545 Views Asked by At

Some background

Versioning notebooks can become very inefficient if the output is expected to vary a lot. I solved this problem with my Jupyter notebooks using nbstripout, but so far I've found no alternative for Zeppelin notebooks.

Because nbstripout uses nbformat to parse ipynb files, it's not an easy patch to make it support Zeppelin. On the other hand, the goal is not that complex: simply empty out all the "msg": "...".

Goal

Given a JSON file, empty out all 'paragraphs.result.msg' fields.

Sample (schema):

{"paragraps": [{"result": {"msg": "Very long output..."}}]}
3

There are 3 best solutions below

0
On BEST ANSWER

Git Filter

The best solution (thanks to @steven-penny) is to run this:

git config filter.znbstripout.clean "jq '.paragraphs[].result.msg = \"\"'"

which will setup a filter called znbstripout that invokes the jq tool.

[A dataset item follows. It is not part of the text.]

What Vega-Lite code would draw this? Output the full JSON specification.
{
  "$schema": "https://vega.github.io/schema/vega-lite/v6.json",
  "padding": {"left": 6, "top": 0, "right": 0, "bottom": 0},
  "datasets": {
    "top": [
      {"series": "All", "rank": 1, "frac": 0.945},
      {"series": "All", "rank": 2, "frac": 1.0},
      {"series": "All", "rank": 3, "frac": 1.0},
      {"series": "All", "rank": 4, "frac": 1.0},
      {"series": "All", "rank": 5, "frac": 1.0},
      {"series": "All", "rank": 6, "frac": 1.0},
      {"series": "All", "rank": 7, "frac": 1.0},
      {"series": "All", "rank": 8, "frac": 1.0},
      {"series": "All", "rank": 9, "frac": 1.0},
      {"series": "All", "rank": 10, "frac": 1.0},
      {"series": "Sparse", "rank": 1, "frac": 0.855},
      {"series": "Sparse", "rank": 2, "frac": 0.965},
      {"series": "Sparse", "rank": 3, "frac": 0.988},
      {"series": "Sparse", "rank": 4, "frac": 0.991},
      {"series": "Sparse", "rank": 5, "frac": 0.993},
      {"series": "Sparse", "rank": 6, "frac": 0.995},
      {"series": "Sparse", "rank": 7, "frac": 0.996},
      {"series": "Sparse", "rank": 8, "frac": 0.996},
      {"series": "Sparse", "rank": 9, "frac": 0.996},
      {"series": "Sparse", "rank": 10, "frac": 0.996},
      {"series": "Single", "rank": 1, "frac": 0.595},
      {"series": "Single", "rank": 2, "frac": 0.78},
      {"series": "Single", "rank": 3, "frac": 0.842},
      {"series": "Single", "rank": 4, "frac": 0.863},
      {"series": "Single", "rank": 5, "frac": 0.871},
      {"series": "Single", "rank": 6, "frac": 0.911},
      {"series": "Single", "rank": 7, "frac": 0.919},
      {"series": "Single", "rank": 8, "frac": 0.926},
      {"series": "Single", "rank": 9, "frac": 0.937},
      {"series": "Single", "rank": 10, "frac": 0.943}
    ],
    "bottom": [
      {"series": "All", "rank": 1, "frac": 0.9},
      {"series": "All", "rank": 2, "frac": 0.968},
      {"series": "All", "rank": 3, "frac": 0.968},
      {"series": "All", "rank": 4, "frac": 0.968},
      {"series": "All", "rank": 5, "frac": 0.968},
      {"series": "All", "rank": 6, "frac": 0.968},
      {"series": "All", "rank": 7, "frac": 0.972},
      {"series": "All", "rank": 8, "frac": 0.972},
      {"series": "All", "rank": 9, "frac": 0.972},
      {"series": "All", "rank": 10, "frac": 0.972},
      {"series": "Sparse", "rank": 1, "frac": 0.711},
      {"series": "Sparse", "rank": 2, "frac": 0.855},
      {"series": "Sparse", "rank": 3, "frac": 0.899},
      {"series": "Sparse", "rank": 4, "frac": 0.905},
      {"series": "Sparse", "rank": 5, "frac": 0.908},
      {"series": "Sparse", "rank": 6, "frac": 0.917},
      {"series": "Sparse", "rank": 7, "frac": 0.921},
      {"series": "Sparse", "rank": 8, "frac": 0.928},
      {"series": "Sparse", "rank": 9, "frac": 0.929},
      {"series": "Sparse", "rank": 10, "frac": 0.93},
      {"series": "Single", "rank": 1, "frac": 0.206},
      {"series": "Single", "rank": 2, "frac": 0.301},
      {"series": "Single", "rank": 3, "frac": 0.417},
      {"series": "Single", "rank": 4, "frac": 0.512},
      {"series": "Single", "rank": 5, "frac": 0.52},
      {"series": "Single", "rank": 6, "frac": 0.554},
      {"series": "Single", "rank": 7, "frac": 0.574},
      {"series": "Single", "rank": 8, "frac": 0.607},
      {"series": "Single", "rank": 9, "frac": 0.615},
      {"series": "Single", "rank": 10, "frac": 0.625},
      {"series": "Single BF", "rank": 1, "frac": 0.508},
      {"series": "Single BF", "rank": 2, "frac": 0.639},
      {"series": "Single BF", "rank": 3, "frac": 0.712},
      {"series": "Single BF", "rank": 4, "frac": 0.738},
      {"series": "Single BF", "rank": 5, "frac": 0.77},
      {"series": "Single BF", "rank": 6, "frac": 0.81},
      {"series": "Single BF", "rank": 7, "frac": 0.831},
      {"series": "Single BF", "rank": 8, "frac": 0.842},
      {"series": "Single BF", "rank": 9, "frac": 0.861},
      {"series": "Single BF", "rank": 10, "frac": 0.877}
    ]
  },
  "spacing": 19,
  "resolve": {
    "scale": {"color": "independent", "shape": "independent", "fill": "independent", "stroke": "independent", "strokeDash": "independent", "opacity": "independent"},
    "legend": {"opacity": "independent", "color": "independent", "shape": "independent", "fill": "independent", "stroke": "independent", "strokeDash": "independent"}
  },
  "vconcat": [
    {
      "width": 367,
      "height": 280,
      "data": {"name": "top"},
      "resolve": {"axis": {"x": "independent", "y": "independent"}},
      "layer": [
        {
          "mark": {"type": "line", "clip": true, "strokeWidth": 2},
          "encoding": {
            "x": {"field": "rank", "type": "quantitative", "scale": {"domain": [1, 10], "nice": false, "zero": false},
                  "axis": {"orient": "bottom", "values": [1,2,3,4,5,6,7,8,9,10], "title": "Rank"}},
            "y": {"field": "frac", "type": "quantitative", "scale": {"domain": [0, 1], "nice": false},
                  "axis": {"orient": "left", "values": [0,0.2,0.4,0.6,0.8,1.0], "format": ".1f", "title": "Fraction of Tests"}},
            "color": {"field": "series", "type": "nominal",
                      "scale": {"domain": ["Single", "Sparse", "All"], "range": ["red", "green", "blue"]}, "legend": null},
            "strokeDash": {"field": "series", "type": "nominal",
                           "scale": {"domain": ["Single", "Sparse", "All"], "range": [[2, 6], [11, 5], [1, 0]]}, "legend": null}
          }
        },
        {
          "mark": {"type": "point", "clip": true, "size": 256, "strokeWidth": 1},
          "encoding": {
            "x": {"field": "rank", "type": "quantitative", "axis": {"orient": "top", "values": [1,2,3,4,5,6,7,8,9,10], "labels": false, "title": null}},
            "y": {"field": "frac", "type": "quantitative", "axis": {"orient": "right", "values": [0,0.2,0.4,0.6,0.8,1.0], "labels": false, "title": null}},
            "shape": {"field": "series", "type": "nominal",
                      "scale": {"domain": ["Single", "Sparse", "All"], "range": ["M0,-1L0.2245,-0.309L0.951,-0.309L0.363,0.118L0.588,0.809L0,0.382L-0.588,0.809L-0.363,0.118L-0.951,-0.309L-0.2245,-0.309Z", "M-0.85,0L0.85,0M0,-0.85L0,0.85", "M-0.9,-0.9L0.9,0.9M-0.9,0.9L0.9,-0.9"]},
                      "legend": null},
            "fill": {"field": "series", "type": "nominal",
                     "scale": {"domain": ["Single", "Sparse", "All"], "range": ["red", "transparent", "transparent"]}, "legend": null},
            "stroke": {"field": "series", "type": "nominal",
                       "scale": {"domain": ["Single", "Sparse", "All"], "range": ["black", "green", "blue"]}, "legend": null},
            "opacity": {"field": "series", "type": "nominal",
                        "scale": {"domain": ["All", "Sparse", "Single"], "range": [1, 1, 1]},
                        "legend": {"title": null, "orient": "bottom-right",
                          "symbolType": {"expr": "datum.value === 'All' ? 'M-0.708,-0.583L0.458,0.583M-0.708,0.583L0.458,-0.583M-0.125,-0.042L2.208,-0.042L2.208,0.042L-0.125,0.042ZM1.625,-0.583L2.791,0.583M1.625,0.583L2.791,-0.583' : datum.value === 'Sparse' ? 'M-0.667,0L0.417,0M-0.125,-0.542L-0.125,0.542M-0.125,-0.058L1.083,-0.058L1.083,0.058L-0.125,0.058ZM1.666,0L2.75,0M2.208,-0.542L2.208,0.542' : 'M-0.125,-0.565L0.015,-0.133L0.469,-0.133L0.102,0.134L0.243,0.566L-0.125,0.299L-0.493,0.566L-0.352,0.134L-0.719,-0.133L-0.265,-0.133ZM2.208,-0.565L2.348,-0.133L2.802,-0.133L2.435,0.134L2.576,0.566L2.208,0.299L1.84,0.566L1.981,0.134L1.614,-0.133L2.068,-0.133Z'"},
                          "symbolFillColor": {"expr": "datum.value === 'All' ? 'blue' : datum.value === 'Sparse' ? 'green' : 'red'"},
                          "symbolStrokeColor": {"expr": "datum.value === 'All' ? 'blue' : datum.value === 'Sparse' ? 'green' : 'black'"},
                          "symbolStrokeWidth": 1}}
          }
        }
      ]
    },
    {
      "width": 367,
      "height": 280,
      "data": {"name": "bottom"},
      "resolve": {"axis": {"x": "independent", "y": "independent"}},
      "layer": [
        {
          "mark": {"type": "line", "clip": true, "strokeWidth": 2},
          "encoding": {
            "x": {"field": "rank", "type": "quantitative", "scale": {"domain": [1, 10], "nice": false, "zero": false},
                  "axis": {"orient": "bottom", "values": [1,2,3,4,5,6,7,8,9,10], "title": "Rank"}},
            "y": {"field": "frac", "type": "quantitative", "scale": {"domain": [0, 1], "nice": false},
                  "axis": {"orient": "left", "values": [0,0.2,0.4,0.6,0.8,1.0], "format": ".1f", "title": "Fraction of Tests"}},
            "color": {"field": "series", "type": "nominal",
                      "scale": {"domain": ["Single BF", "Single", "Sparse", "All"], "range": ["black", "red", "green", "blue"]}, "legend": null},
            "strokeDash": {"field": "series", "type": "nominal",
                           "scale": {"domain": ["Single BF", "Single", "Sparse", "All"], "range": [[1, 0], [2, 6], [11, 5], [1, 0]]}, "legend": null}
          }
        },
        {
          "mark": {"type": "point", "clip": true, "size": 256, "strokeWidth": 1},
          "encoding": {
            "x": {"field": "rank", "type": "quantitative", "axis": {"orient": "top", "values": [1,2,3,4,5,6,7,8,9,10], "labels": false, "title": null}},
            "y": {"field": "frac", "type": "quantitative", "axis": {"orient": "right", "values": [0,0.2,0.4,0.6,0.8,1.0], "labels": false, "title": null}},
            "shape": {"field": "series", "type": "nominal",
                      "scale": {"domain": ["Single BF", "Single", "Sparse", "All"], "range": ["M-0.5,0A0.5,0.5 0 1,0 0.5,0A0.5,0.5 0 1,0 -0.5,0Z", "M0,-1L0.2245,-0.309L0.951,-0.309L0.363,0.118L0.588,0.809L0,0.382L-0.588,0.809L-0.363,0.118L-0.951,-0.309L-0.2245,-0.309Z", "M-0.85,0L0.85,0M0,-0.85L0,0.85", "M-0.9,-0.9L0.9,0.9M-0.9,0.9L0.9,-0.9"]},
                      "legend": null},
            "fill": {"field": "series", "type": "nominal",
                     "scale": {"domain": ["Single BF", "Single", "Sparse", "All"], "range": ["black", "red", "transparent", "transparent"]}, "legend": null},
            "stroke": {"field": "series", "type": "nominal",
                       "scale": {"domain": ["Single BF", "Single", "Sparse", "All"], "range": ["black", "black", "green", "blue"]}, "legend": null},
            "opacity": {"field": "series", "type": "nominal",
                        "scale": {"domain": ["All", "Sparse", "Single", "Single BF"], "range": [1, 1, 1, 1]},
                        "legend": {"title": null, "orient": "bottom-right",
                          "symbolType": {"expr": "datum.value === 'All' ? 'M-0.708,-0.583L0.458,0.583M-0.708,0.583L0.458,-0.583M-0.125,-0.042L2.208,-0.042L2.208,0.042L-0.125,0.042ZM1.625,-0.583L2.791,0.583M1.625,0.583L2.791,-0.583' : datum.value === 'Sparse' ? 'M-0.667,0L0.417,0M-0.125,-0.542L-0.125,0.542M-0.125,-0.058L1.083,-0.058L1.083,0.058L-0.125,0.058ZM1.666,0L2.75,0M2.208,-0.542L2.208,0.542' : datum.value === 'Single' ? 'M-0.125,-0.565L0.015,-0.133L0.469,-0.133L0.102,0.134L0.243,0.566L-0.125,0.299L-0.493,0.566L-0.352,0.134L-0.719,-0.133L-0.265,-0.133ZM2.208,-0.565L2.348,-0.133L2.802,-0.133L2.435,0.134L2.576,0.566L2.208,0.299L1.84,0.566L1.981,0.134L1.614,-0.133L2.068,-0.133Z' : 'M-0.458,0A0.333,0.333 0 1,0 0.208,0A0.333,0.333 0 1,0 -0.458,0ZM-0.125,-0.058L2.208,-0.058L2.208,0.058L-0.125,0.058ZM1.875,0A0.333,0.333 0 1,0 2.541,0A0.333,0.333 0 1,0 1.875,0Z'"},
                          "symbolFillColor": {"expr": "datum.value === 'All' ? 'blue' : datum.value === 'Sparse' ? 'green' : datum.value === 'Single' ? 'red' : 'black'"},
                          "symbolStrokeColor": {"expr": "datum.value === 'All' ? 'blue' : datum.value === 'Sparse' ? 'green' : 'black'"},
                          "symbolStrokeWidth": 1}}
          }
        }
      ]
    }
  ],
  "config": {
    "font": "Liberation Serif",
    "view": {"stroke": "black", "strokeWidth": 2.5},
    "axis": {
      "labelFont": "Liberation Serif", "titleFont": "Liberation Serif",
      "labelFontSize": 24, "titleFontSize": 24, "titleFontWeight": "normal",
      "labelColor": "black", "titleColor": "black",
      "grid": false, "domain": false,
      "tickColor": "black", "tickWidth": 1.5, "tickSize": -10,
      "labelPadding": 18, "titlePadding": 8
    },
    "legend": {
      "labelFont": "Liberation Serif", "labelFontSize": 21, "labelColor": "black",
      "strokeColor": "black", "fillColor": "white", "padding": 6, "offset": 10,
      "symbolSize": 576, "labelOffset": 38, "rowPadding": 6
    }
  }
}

Then, in your .gitattributes file you can just put:

*.json filter=znbstripout

Python Script (usable with Git Hooks)

The following can be used as a git hook:

#!/usr/bin/env python3

from glob import glob
import json

files = glob('**/note.json', recursive=True)
for file in files:
    with open(file, 'r') as fp:
        nb = json.load(fp)
    for p in nb['paragraphs']:
        if 'result' in p:
            p['result']['msg'] = ""
    with open(file, 'w') as fp:
        json.dump(nb, fp, sort_keys=True, indent=2)
1
On

JQ can do this:

jq .paragraphs[].result.msg file

http://stedolan.github.io/jq

0
On

In (1) and (2) below, I'll assume that the incoming JSON looks like this:

{
  "paragraphs": [
    {
      "result": {
        "msg": "msg1"
      }
    },
    {
      "result": {
        "msg": "msg2"
      }
    }
  ]
}

1. To set the .result.msg values to ""

.paragraphs[].result.msg = ""

2. To remove the .result.msg fields altogether:

del(.paragraphs[].result.msg)

3. To remove "msg" fields in all objects, wherever they occur:

walk(if type == "object" then del(.msg) else . end)

(If your jq does not have walk, google: jq faq walk)

4. To remove "msg" fields wherever they occur in a .result object in a .paragraphs array:

 walk(if type == "object" and (.paragraphs|type) == "array"
      then del(.paragraphs[].result?.msg?) else . end)